I don’t know where to begin. At least friends I have had since the demise of my husband. Never have I thought real friends would come out of the woodwork whereas those who were constantly in my life when my husband was around gone without a trace. In the same context, they’ve never been friends anyway had I met them as a single woman so there is the answer.
I won’t mention names but those who are my awesome friends that I’m beyond amazed are here today with me and oh how i feel so grateful and lucky to have them in my life. May God bless their lives all the way, they’re champions of genuine friendships without motive behind their profound gestures of love and care. They are friends I wish anyone could have because they are there when I need them the most.

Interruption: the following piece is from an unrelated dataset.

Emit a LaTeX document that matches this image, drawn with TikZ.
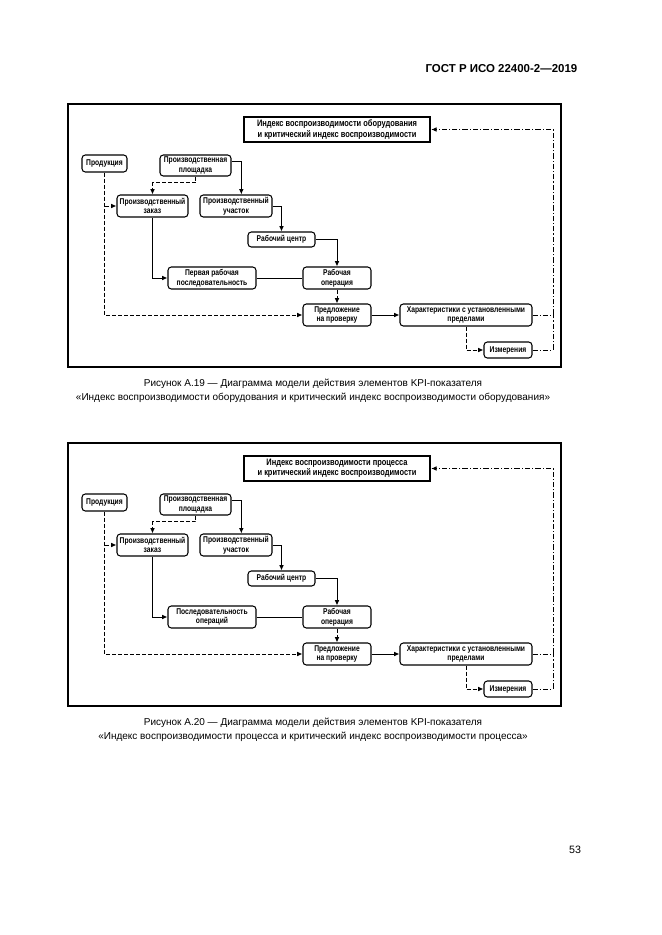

They don’t take the time right when I am down, to take the opportunity to make me feel lost even more.
I see some who on the moment i need the support, use that time to reprimand you. Or those who start to make you feel guilty only because they make an issue out of their own incompetence to comprehend amply and start to make you walk on eggshell for their interpretation out of their own invented assumption.
Then these kinds of so called “friends” are not your true genuine friends even if they help you, oh yes, but with that hidden motive of making you having to justify your action of your words.
A shame really.
So that’s my take on friendship. It has to be take and give without one trying to make the other inferior or superior. It has to create the feel of ease, fun, understanding, respect and the joy of being a friend of each other.